I would just outright ask my boyfriend to show me what was on his mobile phone or let me listen to his voicemail messages. If there is nothing for him to hide then this shouldn't REALLY be an issue. If he wants to reassure me then he would let me do it. If he is hiding something then I am guessing he wouldn't. ;p
I would have pressed him further about the voicemail and then watched his body language. Looking off to the side, covering the mouth, playing with ears are all subconscious signs that he is lying to you.
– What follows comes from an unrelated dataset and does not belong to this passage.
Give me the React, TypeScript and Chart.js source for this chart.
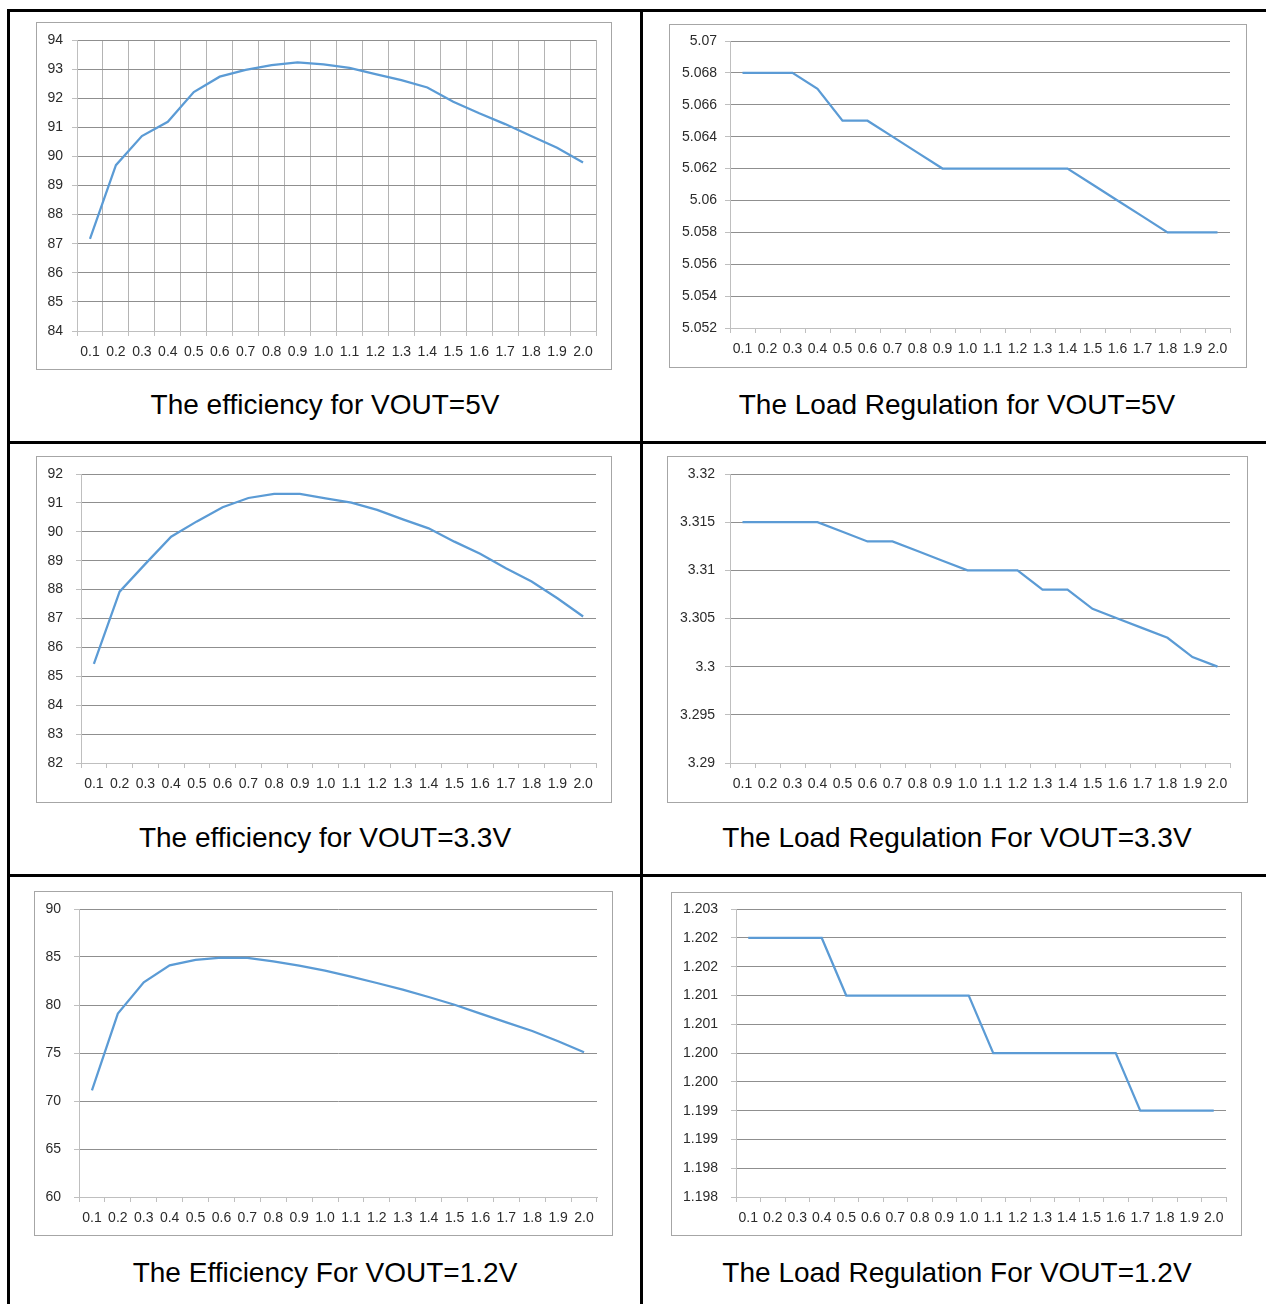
import React, { useEffect, useRef } from 'react';
import { Chart, registerables } from 'chart.js';

Chart.register(...registerables);

const categories = ['0.1', '0.2', '0.3', '0.4', '0.5', '0.6', '0.7', '0.8', '0.9', '1.0', '1.1', '1.2', '1.3', '1.4', '1.5', '1.6', '1.7', '1.8', '1.9', '2.0'];

const eff5V = [87.17, 89.7, 90.7, 91.19, 92.21, 92.74, 92.97, 93.14, 93.23, 93.16, 93.04, 92.83, 92.62, 92.37, 91.88, 91.48, 91.11, 90.7, 90.3, 89.79];
const reg5V = [5.068, 5.068, 5.068, 5.067, 5.065, 5.065, 5.064, 5.063, 5.062, 5.062, 5.062, 5.062, 5.062, 5.062, 5.061, 5.06, 5.059, 5.058, 5.058, 5.058];
const eff33V = [85.43, 87.93, 88.89, 89.83, 90.36, 90.85, 91.17, 91.31, 91.31, 91.16, 91.01, 90.76, 90.43, 90.12, 89.66, 89.24, 88.74, 88.28, 87.7, 87.07];
const reg33V = [3.315, 3.315, 3.315, 3.315, 3.314, 3.313, 3.313, 3.312, 3.311, 3.31, 3.31, 3.31, 3.308, 3.308, 3.306, 3.305, 3.304, 3.303, 3.301, 3.3];
const eff12V = [71.11, 79.1, 82.36, 84.13, 84.69, 84.93, 84.9, 84.55, 84.1, 83.58, 82.95, 82.29, 81.6, 80.83, 80.03, 79.1, 78.19, 77.29, 76.22, 75.07];
const reg12V = [1.2025, 1.2025, 1.2025, 1.2025, 1.2015, 1.2015, 1.2015, 1.2015, 1.2015, 1.2015, 1.2005, 1.2005, 1.2005, 1.2005, 1.2005, 1.2005, 1.1995, 1.1995, 1.1995, 1.1995];

const yTicksEff5V = ['84', '85', '86', '87', '88', '89', '90', '91', '92', '93', '94'];
const yTicksReg5V = ['5.052', '5.054', '5.056', '5.058', '5.06', '5.062', '5.064', '5.066', '5.068', '5.07'];
const yTicksEff33V = ['82', '83', '84', '85', '86', '87', '88', '89', '90', '91', '92'];
const yTicksReg33V = ['3.29', '3.295', '3.3', '3.305', '3.31', '3.315', '3.32'];
const yTicksEff12V = ['60', '65', '70', '75', '80', '85', '90'];
const yTicksReg12V = ['1.198', '1.198', '1.199', '1.199', '1.200', '1.200', '1.201', '1.201', '1.202', '1.202', '1.203'];

const titles = [
  'The efficiency for VOUT=5V',
  'The Load Regulation for VOUT=5V',
  'The efficiency for VOUT=3.3V',
  'The Load Regulation For VOUT=3.3V',
  'The Efficiency For VOUT=1.2V',
  'The Load Regulation For VOUT=1.2V',
];

type Box = { l: number; t: number; r: number; b: number };

interface PanelProps {
  frame: Box;
  plot: Box;
  values: number[];
  yMin: number;
  yMax: number;
  yStep: number;
  yLabels: string[];
  vGrid: boolean;
  yPad: number;
}

const LINE = '#5B9BD5';
const GRID = '#8f8f8f';
const AXIS = '#bfbfbf';
const FONT = "'Liberation Sans', Arial, sans-serif";
const XH = 30;

function Panel({ frame, plot, values, yMin, yMax, yStep, yLabels, vGrid, yPad }: PanelProps) {
  const ref = useRef<HTMLCanvasElement | null>(null);
  const w = frame.r - frame.l;
  const h = frame.b - frame.t;
  useEffect(() => {
    if (!ref.current) return;
    const yW = plot.l - frame.l;
    const chart = new Chart(ref.current, {
      type: 'line',
      data: {
        labels: categories,
        datasets: [
          {
            data: values,
            borderColor: LINE,
            borderWidth: 2.25,
            pointRadius: 0,
            tension: 0,
            fill: false,
          },
        ],
      },
      options: {
        animation: false,
        responsive: false,
        devicePixelRatio: 1,
        layout: {
          padding: {
            left: 0,
            top: plot.t - frame.t,
            right: frame.r - plot.r,
            bottom: frame.b - plot.b - XH,
          },
        },
        plugins: { legend: { display: false }, tooltip: { enabled: false }, title: { display: false } },
        scales: {
          x: {
            type: 'category',
            offset: true,
            afterFit: (s: any) => {
              s.height = XH;
            },
            grid: {
              display: true,
              offset: true,
              drawOnChartArea: vGrid,
              drawTicks: true,
              tickLength: 5,
              color: vGrid ? '#b4b4b4' : AXIS,
              tickColor: AXIS,
            },
            border: { color: AXIS },
            ticks: {
              autoSkip: false,
              maxRotation: 0,
              minRotation: 0,
              padding: 8,
              color: '#2b2b2b',
              font: { family: FONT, size: 14 },
            },
          },
          y: {
            min: yMin,
            max: yMax,
            afterFit: (s: any) => {
              s.width = yW;
            },
            grid: {
              color: GRID,
              tickColor: AXIS,
              tickLength: 5,
              drawTicks: true,
              z: -1,
            },
            border: { color: AXIS },
            ticks: {
              stepSize: yStep,
              autoSkip: false,
              padding: yPad,
              color: '#2b2b2b',
              font: { family: FONT, size: 14, lineHeight: 0.6 },
              callback: (v: any, i: number) => (yLabels[i] !== undefined ? yLabels[i] : String(v)),
            },
          },
        },
      },
    } as any);
    return () => chart.destroy();
  }, []);
  return (
    <>
      <div
        style={{
          position: 'absolute',
          left: frame.l,
          top: frame.t,
          width: w,
          height: h,
          border: '1px solid #a6a6a6',
          boxSizing: 'border-box',
          background: '#fff',
        }}
      />
      <canvas
        ref={ref}
        width={w}
        height={h}
        style={{ position: 'absolute', left: frame.l, top: frame.t, width: w, height: h }}
      />
    </>
  );
}

function Title({ text, left, width, top }: { text: string; left: number; width: number; top: number }) {
  return (
    <div
      style={{
        position: 'absolute',
        left,
        top,
        width,
        height: 32,
        lineHeight: '32px',
        textAlign: 'center',
        fontFamily: FONT,
        fontSize: 28,
        color: '#000',
        whiteSpace: 'nowrap',
      }}
    >
      {text}
    </div>
  );
}

function Rule({ l, t, w, h }: { l: number; t: number; w: number; h: number }) {
  return <div style={{ position: 'absolute', left: l, top: t, width: w, height: h, background: '#000' }} />;
}

export default function App() {
  return (
    <div style={{ position: 'absolute', left: 0, top: 0, width: 1266, height: 1304, overflow: 'hidden', background: '#fff' }}>
      <Rule l={7} t={9} w={1259} h={3} />
      <Rule l={7} t={9} w={3} h={1295} />
      <Rule l={640} t={9} w={3} h={1295} />
      <Rule l={7} t={441} w={1259} h={3} />
      <Rule l={7} t={874} w={1259} h={3} />

      <Panel frame={{ l: 36, t: 22, r: 612, b: 370 }} plot={{ l: 77, t: 40, r: 596, b: 331 }} values={eff5V} yMin={84} yMax={94} yStep={1} yLabels={yTicksEff5V} vGrid={true} yPad={9} />
      <Panel frame={{ l: 669, t: 24, r: 1247, b: 368 }} plot={{ l: 730, t: 41, r: 1230, b: 328 }} values={reg5V} yMin={5.052} yMax={5.07} yStep={0.002} yLabels={yTicksReg5V} vGrid={false} yPad={8} />
      <Panel frame={{ l: 36, t: 456, r: 612, b: 803 }} plot={{ l: 81, t: 474, r: 596, b: 763 }} values={eff33V} yMin={82} yMax={92} yStep={1} yLabels={yTicksEff33V} vGrid={false} yPad={13} />
      <Panel frame={{ l: 667, t: 456, r: 1248, b: 803 }} plot={{ l: 730, t: 474, r: 1230, b: 763 }} values={reg33V} yMin={3.29} yMax={3.32} yStep={0.005} yLabels={yTicksReg33V} vGrid={false} yPad={10} />
      <Panel frame={{ l: 34, t: 891, r: 613, b: 1236 }} plot={{ l: 79, t: 909, r: 597, b: 1197 }} values={eff12V} yMin={60} yMax={90} yStep={5} yLabels={yTicksEff12V} vGrid={false} yPad={13} />
      <Panel frame={{ l: 671, t: 892, r: 1242, b: 1236 }} plot={{ l: 736, t: 909, r: 1226, b: 1197 }} values={reg12V} yMin={1.198} yMax={1.203} yStep={0.0005} yLabels={yTicksReg12V} vGrid={false} yPad={13} />

      <Title text={titles[0]} left={10} width={630} top={389} />
      <Title text={titles[1]} left={643} width={628} top={389} />
      <Title text={titles[2]} left={10} width={630} top={822} />
      <Title text={titles[3]} left={643} width={628} top={822} />
      <Title text={titles[4]} left={10} width={630} top={1257} />
      <Title text={titles[5]} left={643} width={628} top={1257} />
    </div>
  );
}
Catch him at it!
At the end of the day though I think you need to protect yourself and if this guy is cheating on you then it's best you know now so you can get rid of him before you entered into a marriage or worse... a nasty divorce!
Good luck, keep us updated!!
17haha they used to do the war of the roses thing up here too! it was TOO funny.
trust your gut. the only times i've ever been played is cause i didn't trust my gut. i wanted to think things were fine even though deep down i knew they weren't- but i ignored my gut and got burned.
18the "he doesnt want me to see his phone" would make me NUTS.... and i'm not a jealous person, but that would make me crazy, what do you have to hide... especially the girls voice, besides your instinct, these arent just red flags, these are red billboards... and too funny glamourpuss, but i'm also on board w/the "take care, i outta here" especially if he lies... there's just no getting around lies... IF that is in fact the case.
19I agree trust your gut! It sound like hes hiding something so you need to get to the bottom of this immediately.
20do you really need strangers telling you what you already know?
21I agree with Meg and Quitecontrary fundamentally, but with some caveats. Trusting gut instincts is so, so, so important, but I wouldn't jump to conclusions just yet. Problem with trusting your instincts is that they are sometimes clouded by personal baggage. My first love and serious boyfriend cheated on me, and my instincts revealed that something was wrong. But I feel like the threshold has been lowered. I've definitely believed in subsequent relationships that I was being cheated on (trusting those "instincts") when I absolutely was not. I'm not saying not to trust the instincts, but just be wary that there may be an alternative situation going on that doesn't include infidelity.
This situation actually reminds me of a very recent situation with a friend of mine. This girl was calling my friend's BF, and a similar thing happened-- the BF said, oh "it's the guys." My friend got very suspicious and broke into his VM. Turns out the girl was dating one of his work buddies and was planning a surprise golf vacation for him. She wanted to know where they go golfing, what sort of package to get, etc. She'd called a couple of times to follow up on details with him. Point is, it really was about the guys.
If the OP's boyfriend is a "wonderful" man, it's worth having a serious conversation about what's going on, and demanding honesty and integrity. If he is cheating, the path from there is clear.
22i think you know best.... and if your asking - it's because you already have an idea of the answer. based on what you've said - i think he is...
23trust your instincts - they're not wrong.
I think I love glamourpuss!!
24We all do, princess_eab
25yay!
26(I'm just an oddball, really. Glad you love me though.)
I would've said something! I would've grinned and said, in a playful way, "Nuh uh! I HEARD her. So when do I get to meet your other girlfriend?" but kept the tone light & teasing and just observe his reaction...if he turned tomato red I'd say that's a clue!
27g1amourpuss i don't even know you, but your my new BFF lol
back on topic- i definitely agree with the previous comments. honestly though, you've been with him for 2+ so you know him better than anyone on here, if you honestly feel in your gut that he's cheating i would act on and tell him how you feel, and make your next move based on his reaction or how you feel after the convo.
best of luck!
28..and always let your conscience be your guide.